La especialista señala que la estima es la más pobre de las vinculaciones del afecto. “Si yo tengo que tener algo más para valorarme, quererme y amarme mejor, para ‘levantar mi autoestima’ es porque estoy en un mal vínculo. Entonces, nos han vendido esa palabra como que fuera mejor tener autoestima alta que tenerla baja siendo que… ¡es mala en ambos casos, porque la palabra en sí está equivocada! Si mi pareja me dice que ‘me estima’, es un vínculo que a mí no me sirve, porque lo que uno necesita es que lo amen. Y, sin embargo, la palabra ‘autoestima’ está naturalizada como algo bueno en muchos idiomas. Desde allí, el sistema nos maneja, porque si siento mi autoestima baja, me vende con qué ‘levantarla’… pero siempre estaré lejos del real autoafecto”, analiza.

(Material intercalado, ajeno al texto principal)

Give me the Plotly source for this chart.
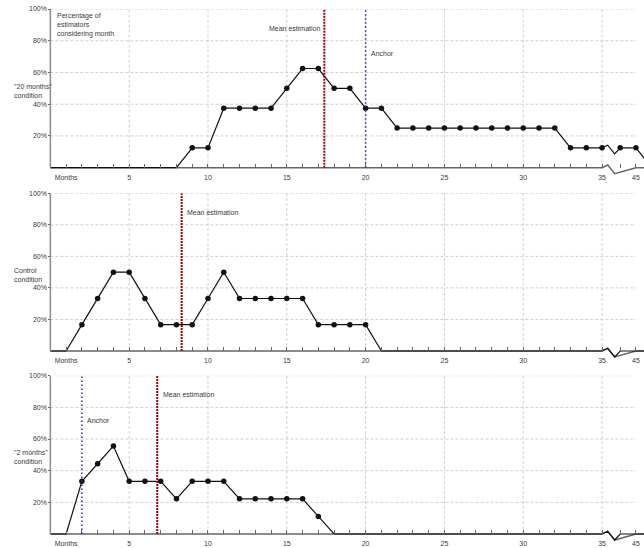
import plotly.graph_objects as go

# ---- data -------------------------------------------------------------
# months on the horizontal axis; the axis is broken between 35 and 44
months = [0, 1, 2, 3, 4, 5, 6, 7, 8, 9, 10, 11, 12, 13, 14, 15, 16, 17, 18, 19,
          20, 21, 22, 23, 24, 25, 26, 27, 28, 29, 30, 31, 32, 33, 34, 35, 44, 45, 46]
# where each month sits on the drawn axis (compressed after the break)
axis_pos = [0, 1, 2, 3, 4, 5, 6, 7, 8, 9, 10, 11, 12, 13, 14, 15, 16, 17, 18, 19,
            20, 21, 22, 23, 24, 25, 26, 27, 28, 29, 30, 31, 32, 33, 34, 35, 36.15, 37.15, 38.15]

# percentage of estimators considering each month
share_20_months = [0, 0, 0, 0, 0, 0, 0, 0, 0, 12.5, 12.5, 37.5, 37.5, 37.5, 37.5, 50, 62.5, 62.5, 50, 50,
                   37.5, 37.5, 25, 25, 25, 25, 25, 25, 25, 25, 25, 25, 25, 12.5, 12.5, 12.5, 12.5, 12.5, 0]
share_control = [0, 0, 16.7, 33.3, 50, 50, 33.3, 16.7, 16.7, 16.7, 33.3, 50, 33.3, 33.3, 33.3, 33.3, 33.3,
                 16.7, 16.7, 16.7, 16.7, 0, 0, 0, 0, 0, 0, 0, 0, 0, 0, 0, 0, 0, 0, 0, 0, 0, 0]
share_2_months = [0, 0, 33.3, 44.4, 55.6, 33.3, 33.3, 33.3, 22.2, 33.3, 33.3, 33.3, 22.2, 22.2, 22.2, 22.2,
                  22.2, 11.1, 0, 0, 0, 0, 0, 0, 0, 0, 0, 0, 0, 0, 0, 0, 0, 0, 0, 0, 0, 0, 0]

mean_estimation = [17.38, 8.33, 6.78]
anchor = [20, None, 2]
condition_labels = ['"20 months"<br>condition', 'Control<br>condition', '"2 months"<br>condition']

x_tick_months = [1, 5, 10, 15, 20, 25, 30, 35, 45]
x_tick_text = ["Months", "5", "10", "15", "20", "25", "30", "35", "45"]
y_tick_vals = [20, 40, 60, 80, 100]
y_tick_text = ["20%", "40%", "60%", "80%", "100%"]

# ---- layout constants -------------------------------------------------
W, H = 644, 548
PX_PER_MONTH = 15.767
ORIGIN_PX = 50.2          # pixel column of month 0
X0 = -0.15
L = ORIGIN_PX + X0 * PX_PER_MONTH
X1 = X0 + (W - L) / PX_PER_MONTH
Y_LOW = -5                # room below zero for the axis-break zigzag
# (pixel row of 100 %, pixel row of 0 %) for each panel
PANEL_PX = [(9, 167.7), (193.3, 351), (375.7, 534)]
BREAK_AFTER = 35          # last month before the break
BREAK_ZIG = [(0.36, 1.7), (0.8, -3.8)]  # zigzag offsets (months, %) after the last pre-break month

FONT = "Arial, Liberation Sans, sans-serif"
TXT = "#3a3a3a"
GRID = "#c4c4c4"
AXIS = "#666666"
MEAN_COL = "#a00000"
ANCHOR_COL = "#2b2b9c"


def px_x(px):
    return (px - L) / (W - L)


def px_y(py):
    return 1 - py / H


def with_break(xs, ys):
    """Insert the zigzag that marks the broken axis between 35 and 44."""
    out_x, out_y = [], []
    for i, (x, y) in enumerate(zip(xs, ys)):
        out_x.append(x)
        out_y.append(y)
        if x == BREAK_AFTER and i + 1 < len(xs):
            for dx, dy in BREAK_ZIG:
                out_x.append(x + dx)
                out_y.append(y + dy)
    return out_x, out_y


series = [share_20_months, share_control, share_2_months]
tick_positions = list(range(1, 36)) + [axis_pos[months.index(44)], axis_pos[months.index(45)]]
tick_labels = []
for p in tick_positions:
    m = months[axis_pos.index(p)]
    tick_labels.append(x_tick_text[x_tick_months.index(m)] if m in x_tick_months else "")

fig = go.Figure()
layout = dict(
    width=W, height=H, margin=dict(l=L, r=0, t=0, b=0),
    paper_bgcolor="white", plot_bgcolor="white", showlegend=False,
    font=dict(family=FONT, size=7, color=TXT),
    shapes=[], annotations=[],
)

for k, vals in enumerate(series):
    top_px, zero_px = PANEL_PX[k]
    px_per_pct = (zero_px - top_px) / 100
    bottom_px = zero_px - Y_LOW * px_per_pct
    sfx = "" if k == 0 else str(k + 1)
    xa, ya = "x" + sfx, "y" + sfx

    layout["xaxis" + sfx] = dict(
        domain=[0, 1], range=[X0, X1], anchor="free", position=px_y(zero_px),
        tickmode="array", tickvals=tick_positions, ticktext=tick_labels,
        ticks="inside", ticklen=4, tickwidth=1, tickcolor=AXIS, ticklabelstandoff=4,
        showline=False, showgrid=False, zeroline=False, automargin=False,
        tickfont=dict(family=FONT, size=7, color=TXT),
    )
    layout["yaxis" + sfx] = dict(
        domain=[px_y(bottom_px), px_y(top_px)], range=[Y_LOW, 100],
        anchor="free", position=px_x(ORIGIN_PX),
        tickmode="array", tickvals=y_tick_vals, ticktext=y_tick_text,
        ticks="outside", ticklen=2, tickwidth=1, tickcolor=AXIS, ticklabelstandoff=0,
        showline=False, showgrid=False, zeroline=False, automargin=False,
        tickfont=dict(family=FONT, size=7, color=TXT),
    )

    # dashed grid
    for gv in y_tick_vals:
        layout["shapes"].append(dict(type="line", xref=xa, yref=ya, x0=0, x1=axis_pos[months.index(45)],
                                     y0=gv, y1=gv, layer="below",
                                     line=dict(color=GRID, width=0.8, dash="3px,2px")))
    for gm in x_tick_months[1:-1]:
        layout["shapes"].append(dict(type="line", xref=xa, yref=ya, x0=gm, x1=gm, y0=0, y1=100,
                                     layer="below", line=dict(color=GRID, width=0.8, dash="3px,2px")))
    # vertical axis
    layout["shapes"].append(dict(type="line", xref=xa, yref=ya, x0=0, x1=0, y0=0, y1=100,
                                 line=dict(color="#8a8a8a", width=1.5)))

    # horizontal axis with break
    ax_x, ax_y = with_break([0, BREAK_AFTER, axis_pos[-2], axis_pos[-1]], [0, 0, 0, 0])
    fig.add_trace(go.Scatter(x=ax_x, y=ax_y, xaxis=xa, yaxis=ya, mode="lines",
                             line=dict(color=AXIS, width=1.5), hoverinfo="skip"))

    # mean estimation & anchor
    layout["shapes"].append(dict(type="line", xref=xa, yref=ya, x0=mean_estimation[k], x1=mean_estimation[k],
                                 y0=0, y1=100, line=dict(color=MEAN_COL, width=2, dash="2px,1px")))
    if k == 0:
        layout["annotations"].append(dict(xref=xa, yref=ya, x=mean_estimation[k], y=88, xshift=-2,
                                          xanchor="right", yanchor="middle", showarrow=False,
                                          text="Mean estimation"))
    else:
        layout["annotations"].append(dict(xref=xa, yref=ya, x=mean_estimation[k], y=88, xshift=3.5,
                                          xanchor="left", yanchor="middle", showarrow=False,
                                          text="Mean estimation"))
    if anchor[k] is not None:
        layout["shapes"].append(dict(type="line", xref=xa, yref=ya, x0=anchor[k], x1=anchor[k],
                                     y0=0, y1=100, line=dict(color=ANCHOR_COL, width=1.5, dash="1.5px,2.5px")))
        layout["annotations"].append(dict(xref=xa, yref=ya, x=anchor[k], y=72, xshift=3.5,
                                          xanchor="left", yanchor="middle", showarrow=False,
                                          text="Anchor"))

    # the series
    lx, ly = with_break(axis_pos, vals)
    fig.add_trace(go.Scatter(x=lx, y=ly, xaxis=xa, yaxis=ya, mode="lines",
                             line=dict(color="#111111", width=1.2)))
    mx = [p for p, v in zip(axis_pos, vals) if v > 0]
    my = [v for v in vals if v > 0]
    fig.add_trace(go.Scatter(x=mx, y=my, xaxis=xa, yaxis=ya, mode="markers",
                             marker=dict(color="#111111", size=5.5)))

    # condition label on the left
    layout["annotations"].append(dict(xref="paper", yref="paper", x=px_x(12), y=px_y(top_px + 0.515 * (zero_px - top_px)),
                                      xanchor="left", yanchor="middle", align="left", showarrow=False,
                                      text=condition_labels[k]))

layout["annotations"].append(dict(xref="paper", yref="paper", x=px_x(55), y=px_y(10),
                                  xanchor="left", yanchor="top", align="left", showarrow=False,
                                  text="Percentage of<br>estimators<br>considering month"))

fig.update_layout(**layout)
fig.write_html("out.html")
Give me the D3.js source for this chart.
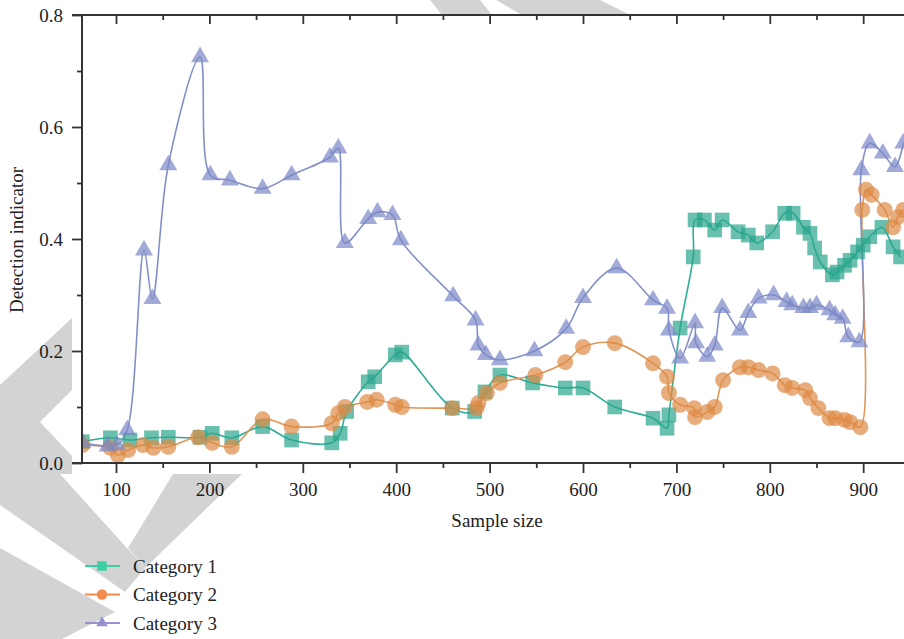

Tratarnos mal es un conjunto de costumbres que están tejidas como hábitos en nuestro cerebro. Son conexiones neuronales que, cuánto más se repiten, más se fortalecen. Por eso, es clave, mediante prácticas específicas (que Gawel expone en su libro), “retejer” esas conexiones, tal como lo señalan las Neurociencias Contemplativas. Los patrones cerebrales del maltrato se “recablean” hacia patrones de autocuidado profundo.
Cada uno desarrolla sus propias herramientas para llegar a ese punto, lo importante es dar el primer paso y avanzar en un trabajo continuo.